As for the Hunter Biden case, a lawyer for him said the decisions to appoint a special counsel and indict the president’s son after he had agreed to a plea deal reflected “partisan interference in this process.”

The president’s closest allies were allegedly disappointed that Hunter had his sweetheart deal denied by a Delaware judge in July. 

“As a result,” writes The Daily Caller, “Biden’s defense counsel and DOJ special attorney Leo Wise got into a dispute about the scope of the immunity provision and Biden pleaded not guilty to two tax misdemeanors. His legal team has argued the diversion agreement is legally binding, while the DOJ believes the agreement was never put into place.

In August, Garland appointed Delaware U.S. Attorney David Weiss special counsel in the Hunter Biden case. IRS whistleblowers Gary Shapley and Joseph Ziegler accused Justice Department investigators of giving Hunter Biden special treatment under Weiss’ leadership prior to his special counsel designation.

Some White House aides believe Garland mismanaged the Hunter Biden inquiry after the plea deal collapsed and Weiss was appointed special counsel….The aides also believe Garland should have taken a more firm posture after Shapley and Ziegler came forward. Hunter Biden’s legal team has accused the whistleblowers of illegal disclosures in their Congressional testimony and media appearances.” 

Much of the anxiety over Hunter’s trouble may stem from the fact that the new gun charges isn’t just harmful to the Biden campaign, but also to the liberal obsession with restricting gun laws. 

New Conservative Post reported that one of the defenses from Hunter’s legal team revolves around asking the Supreme Court to rule the law used to charge him as unconstitutional. 

The chance to strengthen the Second Amendment by using the case of his son against Biden’s push to restrict gun owners might be too difficult for the conservatives on the Supreme Court to pass on. 

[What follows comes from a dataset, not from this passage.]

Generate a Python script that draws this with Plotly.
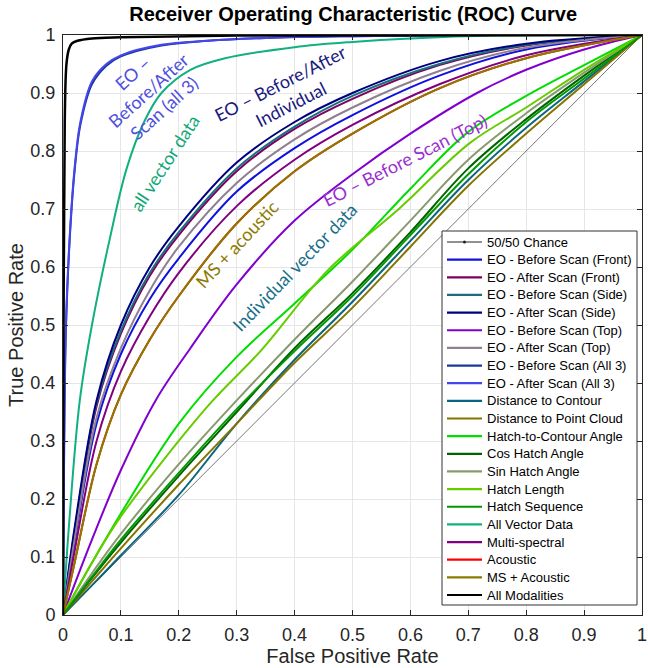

NBC News explained that “by bringing these charges, the government is effectively inviting a drawn-out fight on a subject that’s been increasingly scrutinized by the courts, following the GOP-controlled Supreme Court’s revolutionary expansion of gun rights.

Just last month, for example, in a cannabis user’s case that involves one of the laws Biden was just charged under — which bars drug users from possessing guns — an appeals court said the law violates the Second Amendment. And Biden’s charges come as the Supreme Court will consider whether to expand gun rights even further in its upcoming term, which starts next month.

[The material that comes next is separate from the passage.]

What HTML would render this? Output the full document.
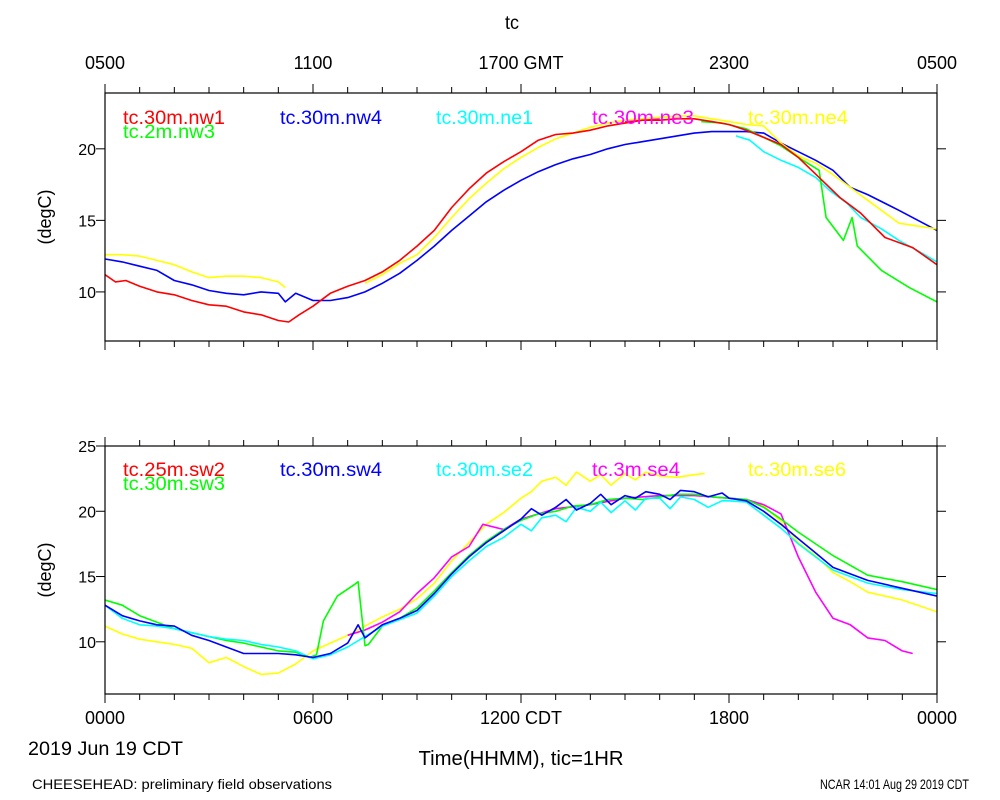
<!DOCTYPE html>
<html><head><meta charset="utf-8"><style>
body{margin:0;background:#fff;}
svg{display:block;font-family:"Liberation Sans",sans-serif;}
</style></head><body>
<svg id="c" width="1000" height="800" viewBox="0 0 1000 800"></svg>
<script>
// ---- data (hours CDT, degC) ----
const topNw1H=[0,0.3,0.6,1,1.5,2,2.5,3,3.5,4,4.5,5,5.3,5.6,6,6.5,7,7.5,8,8.5,9,9.5,10,10.5,11,11.5,12,12.5,13,13.5,14,14.5,15,15.5,16,16.5,17,17.5,18,18.5,19,19.5,20,20.6,21.2,21.8,22.5,23.3,24];
const topNw1V=[11.2,10.7,10.8,10.4,10.0,9.8,9.4,9.1,9.0,8.6,8.4,8.0,7.9,8.4,9.0,9.9,10.4,10.8,11.4,12.2,13.2,14.3,15.9,17.2,18.3,19.1,19.8,20.6,21.0,21.1,21.3,21.6,21.8,22.0,22.0,22.1,22.1,21.9,21.7,21.3,20.8,20.3,19.4,18.0,16.6,15.5,13.8,13.1,11.9];
const topNw3H=[17.2,17.8,18.5,19,19.5,20,20.6,20.8,21.3,21.55,21.7,22.4,23.2,24];
const topNw3V=[21.9,21.8,21.4,20.8,20.2,19.4,18.5,15.2,13.6,15.2,13.2,11.5,10.3,9.3];
const topNw4H=[0,0.5,1,1.5,2,2.5,3,3.5,4,4.5,5,5.2,5.5,6,6.5,7,7.5,8,8.5,9,9.5,10,10.5,11,11.5,12,12.5,13,13.5,14,14.5,15,15.5,16,16.5,17,17.5,18,18.5,19,19.5,20,20.5,21,21.5,22,22.9,24];
const topNw4V=[12.3,12.1,11.8,11.5,10.8,10.5,10.1,9.9,9.8,10.0,9.9,9.3,9.9,9.4,9.4,9.6,10.0,10.6,11.3,12.2,13.2,14.3,15.3,16.3,17.1,17.8,18.4,18.9,19.3,19.6,20.0,20.3,20.5,20.7,20.9,21.1,21.2,21.2,21.2,21.1,20.4,19.8,19.2,18.5,17.3,16.8,15.7,14.3];
const topNe1H=[18.2,18.6,19,19.5,20,20.5,20.9,21.4,21.8,22.4,22.9,23.5,24];
const topNe1V=[20.9,20.6,19.8,19.2,18.7,18.0,17.1,16.2,15.2,14.4,13.6,12.8,12.1];
const topNe3H=[15.0,15.5,16.0];
const topNe3V=[21.9,22.0,22.1];
const topNe4H=[0,0.5,1,1.5,2,2.5,3,3.5,4,4.5,5,5.2,null,7.5,8,8.5,9,9.5,10,10.5,11,11.5,12,12.5,13,13.5,14,14.5,15,15.5,16,16.5,17,17.5,18,18.5,19,19.5,20,20.5,21,21.5,22,22.9,24];
const topNe4V=[12.6,12.6,12.5,12.2,11.9,11.4,11.0,11.1,11.1,11.0,10.7,10.3,null,10.6,11.2,12.0,12.6,13.8,15.2,16.5,17.6,18.6,19.4,20.1,20.7,21.1,21.5,21.8,22.0,22.1,22.2,22.3,22.3,22.1,21.9,21.7,21.6,20.4,19.5,19.0,18.2,17.3,16.4,14.8,14.4];

const botSw3H=[0,0.5,1,1.5,2,2.5,3,3.5,4,4.5,5,5.5,5.9,6.1,6.3,6.7,7.2,7.3,7.5,7.6,8,8.5,9,9.5,10,10.5,11,11.5,12,12.5,13,13.5,14,14.5,15,15.5,16,16.5,17,17.5,18,18.5,19,19.5,20,21,22,23,24];
const botSw3V=[13.2,12.8,12.0,11.5,11.0,10.7,10.4,10.1,9.9,9.6,9.3,9.2,8.8,9.0,11.6,13.5,14.4,14.6,9.7,9.8,11.2,11.8,12.6,13.9,15.3,16.6,17.7,18.6,19.3,19.8,20.0,20.4,20.5,20.9,21.0,20.9,21.1,21.3,21.3,21.1,21.0,20.9,20.3,19.4,18.4,16.6,15.1,14.6,14.0];
const botSw4H=[0,0.5,1,1.5,2,2.5,3,3.5,4,4.5,5,5.5,6,6.5,7,7.3,7.5,8,8.5,9,9.5,10,10.5,11,11.5,12,12.3,12.6,13,13.3,13.6,14,14.3,14.6,15,15.3,15.6,16,16.3,16.6,17,17.4,17.8,18,18.5,19,19.5,20,20.5,21,22,23,24];
const botSw4V=[12.8,12.0,11.6,11.3,11.2,10.5,10.1,9.6,9.1,9.1,9.1,9.0,8.8,9.1,9.9,11.3,10.3,11.3,11.8,12.4,13.7,15.2,16.5,17.6,18.5,19.4,20.2,19.7,20.3,20.9,20.1,20.6,21.3,20.5,21.2,21.0,21.5,21.3,20.9,21.6,21.5,21.1,21.4,21.0,20.8,20.0,19.0,17.9,16.8,15.7,14.7,14.1,13.5];
const botSe2H=[0,0.5,1,1.5,2,2.5,3,3.5,4,4.5,5,5.5,6,6.5,7,7.5,8,8.5,9,9.5,10,10.5,11,11.5,12,12.3,12.6,13,13.3,13.6,14,14.3,14.6,15,15.3,15.6,16,16.3,16.6,17,17.4,17.8,18,18.5,19,19.5,20,21,22,23,24];
const botSe2V=[12.8,11.8,11.3,11.2,11.0,10.7,10.4,10.2,10.1,9.8,9.6,9.3,8.7,9.0,9.6,10.4,11.2,11.7,12.2,13.5,15.0,16.2,17.3,18.0,19.0,18.5,19.5,19.7,19.2,20.3,20.0,20.7,19.9,20.8,20.1,21.0,21.0,20.2,21.1,20.9,20.3,20.8,20.8,20.7,19.7,18.7,17.5,15.5,14.5,14.0,13.7];
const botSe4H=[7,7.5,8,8.5,9,9.5,10,10.5,10.9,11.5,12,13,14,15,16,17,18,18.5,19,19.5,20,20.5,21,21.5,22,22.5,23,23.3];
const botSe4V=[10.5,10.9,11.5,12.3,13.7,14.9,16.5,17.3,19.0,18.6,19.4,20.2,20.5,21.0,21.2,21.2,21.0,20.9,20.5,19.8,16.5,13.8,11.8,11.3,10.3,10.1,9.3,9.1];
const botSe6H=[0,0.5,1,1.5,2,2.5,3,3.5,4,4.5,5,5.5,6,6.5,7,7.5,8,8.5,9,9.5,10,10.5,11,11.5,12,12.3,12.6,13,13.3,13.6,14,14.3,14.6,15,15.3,15.6,16,16.5,17,17.3,null,18.6,19,19.5,20,20.5,21,21.5,22,23,24];
const botSe6V=[11.2,10.6,10.2,10.0,9.8,9.5,8.4,8.8,8.1,7.5,7.6,8.3,9.3,9.9,10.5,11.2,11.9,12.5,13.3,14.5,16.2,17.6,19.0,19.9,21.0,21.5,22.3,22.6,22.0,23.0,22.3,22.8,22.0,22.9,22.4,23.0,22.7,22.6,22.8,22.9,null,20.8,20.4,19.2,17.6,16.6,15.3,14.6,13.8,13.2,12.3];

const topTicks=[10,15,20], botTicks=[10,15,20,25];
const topLabels=["0500","1100","1700 GMT","2300","0500"];
const botLabels=["0000","0600","1200 CDT","1800","0000"];

const svg=document.getElementById('c');
const NS='http://www.w3.org/2000/svg';
function mk(tag,attrs,parent){const e=document.createElementNS(NS,tag);for(const k in attrs)e.setAttribute(k,attrs[k]);(parent||svg).appendChild(e);return e;}
const X0=105,X1=937;
const xs=h=>X0+(X1-X0)*h/24;
function panel(name,top,bot,ymin,ymax,ticks,series,legend,labelsTop,labelsBot){
  const ys=v=>bot-(bot-top)*(v-ymin)/(ymax-ymin);
  const g=mk('g',{});  
  const clipId=name+'clip';
  const cp=mk('clipPath',{id:clipId},g); mk('rect',{x:X0,y:top,width:X1-X0,height:bot-top},cp);
  const lg=mk('g',{'clip-path':'url(#'+clipId+')'},g);
  series.forEach(s=>{
    let d='',pen=false;
    s.h.forEach((h,i)=>{if(h===null||s.v[i]===null){pen=false;return;} d+=(pen?'L':'M')+xs(h).toFixed(1)+','+ys(s.v[i]).toFixed(1);pen=true;});
    const p=mk('path',{d:d,fill:'none',stroke:s.c,'stroke-width':1.6,'stroke-linejoin':'round'},lg);
    
    
  });
  const fr=mk('rect',{x:X0,y:top,width:X1-X0,height:bot-top,fill:'none',stroke:'#000','stroke-width':1.2},g);
  
  
  for(let h=0;h<=24;h++){const L=h%6===0?9:6;const x=xs(h);
    mk('line',{x1:x,y1:top,x2:x,y2:top-L,stroke:'#000'},g);
    mk('line',{x1:x,y1:bot,x2:x,y2:bot+L,stroke:'#000'},g);}
  ticks.forEach(v=>{const y=ys(v);
    mk('line',{x1:X0,y1:y,x2:X0-9,y2:y,stroke:'#000'},g);
    mk('line',{x1:X1,y1:y,x2:X1+9,y2:y,stroke:'#000'},g);
    const t=mk('text',{x:96,y:y+6,'text-anchor':'end','font-size':16},g);t.textContent=v;
    
    });
  const yl=mk('text',{x:0,y:0,'text-anchor':'middle','font-size':18,transform:'translate(51,'+((top+bot)/2)+') rotate(-90)'},g);yl.textContent='(degC)';
  
  
  legend.forEach(l=>{const t=mk('text',{x:l.x,y:l.y,'font-size':19,fill:l.c,textLength:l.w,lengthAdjust:'spacingAndGlyphs'},g);t.textContent=l.t;
    
    });
  const lbl=(arr,y)=>arr.forEach((s,i)=>{const t=mk('text',{x:xs(i*6),y:y,'text-anchor':'middle','font-size':18},g);t.textContent=s;
    
    });
  if(labelsTop)lbl(labelsTop,69);
  if(labelsBot)lbl(labelsBot,724);
}
panel('top',93,341,6.57,23.9,topTicks,[
 {n:'tc-30m-nw4',c:'#0000ff',h:topNw4H,v:topNw4V},
 {n:'tc-30m-ne3',c:'#ff00ff',h:topNe3H,v:topNe3V},
 {n:'tc-30m-ne1',c:'#00ffff',h:topNe1H,v:topNe1V},
 {n:'tc-30m-ne4',c:'#ffff00',h:topNe4H,v:topNe4V},
 {n:'tc-2m-nw3',c:'#00ff00',h:topNw3H,v:topNw3V},
 {n:'tc-30m-nw1',c:'#ff0000',h:topNw1H,v:topNw1V}],
 [{x:123,y:124,c:'#ff0000',t:'tc.30m.nw1',w:102},{x:123,y:138,c:'#00ff00',t:'tc.2m.nw3',w:92},{x:280,y:124,c:'#0000ff',t:'tc.30m.nw4',w:102},
  {x:436,y:124,c:'#00ffff',t:'tc.30m.ne1',w:97},{x:592,y:124,c:'#ff00ff',t:'tc.30m.ne3',w:102},{x:748,y:124,c:'#ffff00',t:'tc.30m.ne4',w:100}],
 topLabels,null);
panel('bottom',446,694,6.0,25.0,botTicks,[
 {n:'tc-30m-se6',c:'#ffff00',h:botSe6H,v:botSe6V},
 {n:'tc-3m-se4',c:'#ff00ff',h:botSe4H,v:botSe4V},
 {n:'tc-30m-sw3',c:'#00ff00',h:botSw3H,v:botSw3V},
 {n:'tc-30m-se2',c:'#00ffff',h:botSe2H,v:botSe2V},
 {n:'tc-30m-sw4',c:'#0000ff',h:botSw4H,v:botSw4V}],
 [{x:123,y:476,c:'#ff0000',t:'tc.25m.sw2',w:102},{x:123,y:490,c:'#00ff00',t:'tc.30m.sw3',w:102},{x:280,y:476,c:'#0000ff',t:'tc.30m.sw4',w:102},
  {x:436,y:476,c:'#00ffff',t:'tc.30m.se2',w:97},{x:592,y:476,c:'#ff00ff',t:'tc.3m.se4',w:88},{x:748,y:476,c:'#ffff00',t:'tc.30m.se6',w:98}],
 null,botLabels);
function txt(name,x,y,s,size,w,anchor){const t=mk('text',{x:x,y:y,'font-size':size,'text-anchor':anchor||'start',textLength:w,lengthAdjust:'spacingAndGlyphs'});t.textContent=s;
  
  }
txt('chart-title',512,29,'tc',19,14,'middle');
txt('date-label',28,755,'2019 Jun 19 CDT',19,155);
txt('x-axis-title',521,765,'Time(HHMM), tic=1HR',20,205,'middle');
txt('footer-left',32,789,'CHEESEHEAD: preliminary field observations',14,300);
txt('footer-right',969,789,'NCAR 14:01 Aug 29 2019 CDT',14,149,'end');
</script>
</body></html>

None of this is lost on Biden’s legal team. His lawyer Abbe Lowell said after the indictment: “We believe these charges are barred by the agreement the prosecutors made with Mr. Biden, the recent rulings by several federal courts that this statute is unconstitutional, and the facts that he did not violate that law, and we plan to demonstrate all of that in court.” 

Garland has been anything but a fair umpire of the law. Over the past few years he has used his power to attack the pro-life movement to the point where his department sent SWAT agents to the home of a pro-life activist and accused teachers protesting at school meetings of being domestic terrorists. When DOJ agents opposed the use of SWAT teams and blew the whistle, Garland’s agents “stripped of his gun and badge, and escorted out of the FBI field office in Daytona Beach, Florida.”

Under his watch, the FBI has appeared to become more radicalized, going so far as investigating Catholics as potential “radicals” for supporting Latin Mass. 

In June, Garland was accused by a whistleblower of firing the team at the IRS investigating Hunter Biden for tax crimes. Gary Shapley and another whistleblower testified before Ways and Means Committee attorneys for more than seven hours, accusing  “Attorney General Merrick Garland of lying to Congress when he asserted that investigations into Biden would go on without political interference. Garland denied the charge. Werfel testified to Ways and Means in April and promised that whistleblowers would not be retaliated against. The second whistleblower alleged in his interview that he was retaliated against as early as October 2022.”

The White House looks at that laundry list and asks why he can’t be more corrupt in the face of the president’s son committing obvious gun crimes.